• [What is needed] Provide an exact copy of the data, excluding the images.
== Source data
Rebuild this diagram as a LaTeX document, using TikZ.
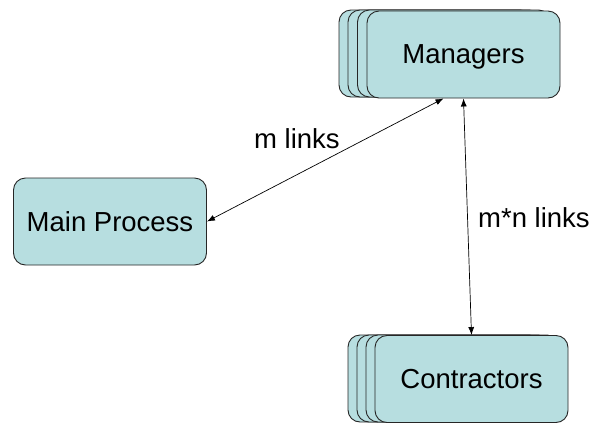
\documentclass[tikz,border=0pt]{standalone}
\usepackage{fontspec}
\setmainfont{Liberation Sans}
\usetikzlibrary{arrows.meta}
\definecolor{cardfill}{RGB}{183,222,224}
\begin{document}
\begin{tikzpicture}[x=1pt,y=-1pt,
        card/.style={rectangle,rounded corners=12pt,draw=black!85,fill=cardfill,line width=0.9pt,
            minimum width=193pt,minimum height=87pt,inner sep=0pt,text depth=0pt,
            font=\fontsize{27.5}{33}\selectfont},
        link/.style={{Latex[length=8pt,width=6pt]}-{Latex[length=8pt,width=6pt]},line width=0.7pt},
        lbl/.style={font=\fontsize{27.5}{33}\selectfont}]
        \useasboundingbox (0,0) rectangle (606,424);
        % managers, stacked
        \node[card] (mgr3) at (435.5,53.5) {};
        \node[card] (mgr2) at (444.5,53.5) {};
        \node[card] (mgr1) at (454,53.5) {};
        \node[card] (mgr) at (463.5,54.5) {Managers};
        % contractors, stacked
        \node[card] (con3) at (444.5,378.5) {};
        \node[card] (con2) at (453.5,378.5) {};
        \node[card] (con1) at (462.5,378.5) {};
        \node[card] (con) at (471.5,379) {Contractors};
        \node[card] (main) at (110,221.5) {Main Process};
        \draw[link] (main.east) -- ([xshift=-20pt]mgr.south);
        \draw[link] (mgr.south) -- (con.north);
        \node[lbl] (ml) at (297,139) {m links};
        \node[lbl] (mnl) at (534,218) {m*n links};
    \end{tikzpicture}
\end{document}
====
• [Output of the exercise]
Rebuild this diagram as a LaTeX document, using TikZ.
\documentclass[tikz,border=0pt]{standalone}
\usepackage{fontspec}
\setmainfont{Liberation Sans}
\usetikzlibrary{arrows.meta}
\definecolor{cardfill}{RGB}{183,222,224}
\begin{document}
\begin{tikzpicture}[x=1pt,y=-1pt,
        card/.style={rectangle,rounded corners=12pt,draw=black!85,fill=cardfill,line width=0.9pt,
            minimum width=193pt,minimum height=87pt,inner sep=0pt,text depth=0pt,
            font=\fontsize{27.5}{33}\selectfont},
        link/.style={{Latex[length=8pt,width=6pt]}-{Latex[length=8pt,width=6pt]},line width=0.7pt},
        lbl/.style={font=\fontsize{27.5}{33}\selectfont}]
        \useasboundingbox (0,0) rectangle (606,424);
        % managers, stacked
        \node[card] (mgr3) at (435.5,53.5) {};
        \node[card] (mgr2) at (444.5,53.5) {};
        \node[card] (mgr1) at (454,53.5) {};
        \node[card] (mgr) at (463.5,54.5) {Managers};
        % contractors, stacked
        \node[card] (con3) at (444.5,378.5) {};
        \node[card] (con2) at (453.5,378.5) {};
        \node[card] (con1) at (462.5,378.5) {};
        \node[card] (con) at (471.5,379) {Contractors};
        \node[card] (main) at (110,221.5) {Main Process};
        \draw[link] (main.east) -- ([xshift=-20pt]mgr.south);
        \draw[link] (mgr.south) -- (con.north);
        \node[lbl] (ml) at (297,139) {m links};
        \node[lbl] (mnl) at (534,218) {m*n links};
    \end{tikzpicture}
\end{document}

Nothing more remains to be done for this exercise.